Hi all, I wa tryng to cut-taper some flat gym band just to test them. Those are "Cor" brand, yellow-marker color, 0,65mm 5 cm wide. I tried with a paper cutter (sort of a guillottine) I had at home but with bad resoults (nics and indents) plus it hasan evident limitation in the cutting lenght. I was not able to find a wheel catter if not flymsi and dull. So I took the plunge.

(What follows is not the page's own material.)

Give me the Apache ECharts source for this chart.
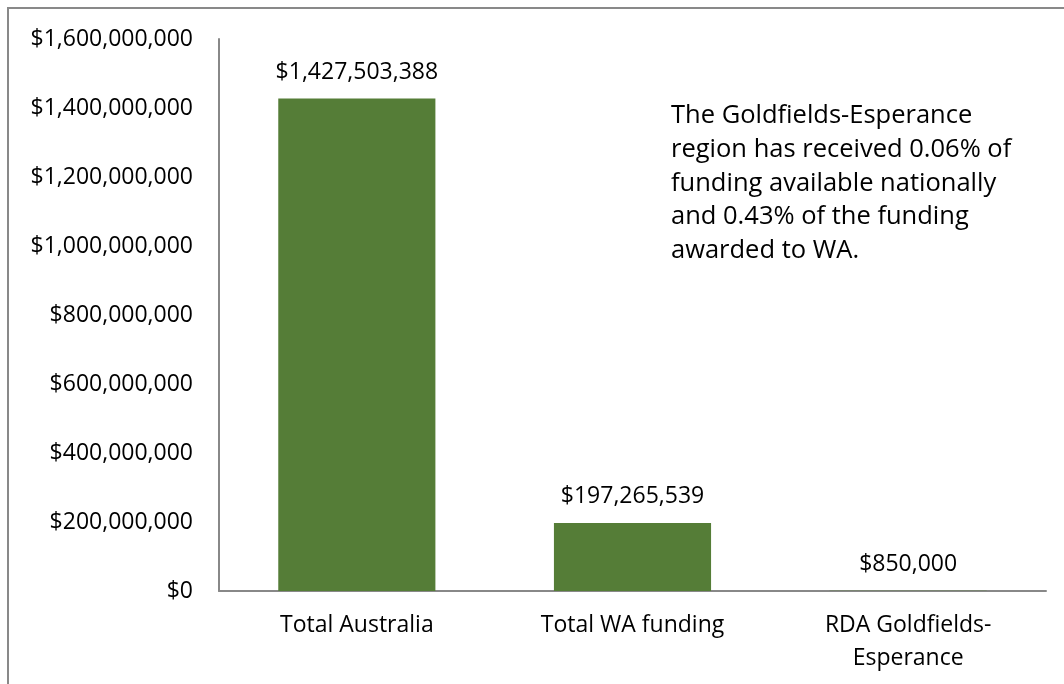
<!DOCTYPE html>
<html>
<head>
<meta charset="utf-8">
<script src="https://cdn.jsdelivr.net/npm/echarts@6/dist/echarts.min.js"></script>
<style>
html,body{margin:0;padding:0;background:#fff;}
#chart{width:1064px;height:684px;}
</style>
</head>
<body>
<div id="chart"></div>
<script>
const categories = ['Total Australia', 'Total WA funding', 'RDA Goldfields-\nEsperance'];
const funding = [1427503388, 197265539, 850000];
const yTicks = { min: 0, max: 1600000000, interval: 200000000 };
const noteLines = [
  'The Goldfields-Esperance',
  'region has received 0.06% of',
  'funding available nationally',
  'and 0.43% of the funding',
  'awarded to WA.'
];

const FONT = '"Open Sans", sans-serif';
const money = v => '$' + Number(v).toLocaleString('en-US');

const chart = echarts.init(document.getElementById('chart'));
chart.setOption({
  animation: false,
  backgroundColor: '#ffffff',
  textStyle: { fontFamily: FONT },
  grid: { left: 219, right: 18, top: 39, bottom: 93, containLabel: false },
  xAxis: {
    type: 'category',
    data: categories,
    axisLine: { lineStyle: { color: '#888888', width: 2 } },
    axisTick: { show: false },
    axisLabel: { color: '#000', fontSize: 23, fontFamily: FONT, lineHeight: 33, margin: 18, interval: 0 }
  },
  yAxis: {
    type: 'value',
    min: yTicks.min, max: yTicks.max, interval: yTicks.interval,
    axisLine: { show: true, lineStyle: { color: '#888888', width: 2 } },
    axisTick: { show: false },
    splitLine: { show: false },
    axisLabel: { color: '#000', fontSize: 23, fontFamily: FONT, margin: 26, formatter: money }
  },
  series: [{
    type: 'bar',
    data: funding,
    barCategoryGap: '43%',
    itemStyle: { color: '#557D37' },
    label: {
      show: true, position: 'top', distance: 11,
      color: '#000', fontSize: 23, fontFamily: FONT, lineHeight: 30,
      formatter: p => money(p.value)
    }
  }],
  graphic: [
    {
      type: 'rect', silent: true,
      shape: { x: 8, y: 8, width: 1200, height: 800 },
      style: { fill: 'none', stroke: '#898989', lineWidth: 2 }
    },
    {
      type: 'text', left: 671, top: 99, silent: true,
      style: {
        text: noteLines.join('\n'), fill: '#000',
        font: '25.5px ' + FONT, lineHeight: 33.7
      }
    }
  ]
});
</script>
</body>
</html>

I layed the band on a plain wood, completely covered it with a wide paper tape (the one used for package and car paintings, very easy to remove) signed on the tape's surface the line and cutted throu it with a common cutter and the aid of a metal ruler. I was surprise of the effects. The tape block the rubbers from slipping and muving. The cut comes out clear and net with no faults. After I had only to strip the rubber from the paper just like a band-aid, and, else if there where no signs of glue on the surface, I did wash them in mild soap. 
Hope it helpes.
Ps any pro and cons in stocking all this rubber in fridge (not freezing)?


----------



## pelleteer (Dec 19, 2009)

Great idea! As you noticed, the biggest problem in cutting rubber strips is that the rubber moves around. I've gotten pretty good with my rotary cutter and straight edge, but I still get some slightly "off" cuts from time to time. This sounds like a good solution.


----------



## stelug (Feb 6, 2010)

yes, when it is stuck in his tape bed (i mean between tape and whood) it cannot move or curl. It whorks for me. lòet me know if you give it a try


----------



## dragonmaster (Dec 24, 2009)

Im new to cutting flatbands and that sounds like a good way to give it a try may jist have to give it a go.


----------



## Flatband (Dec 18, 2009)

Hi Stelug,
you don't have to put it in the frig, just keep it wrapped up in plastic and put it in a closet. It'll be fine. Nice way of cutting sheet goods too! Flatband


----------



## stelug (Feb 6, 2010)

Hi Flatband, tanks for the info, matter is that in winter home is wayoverheathed 823 deg celsius) and I would not like this stuff to dry too quick


----------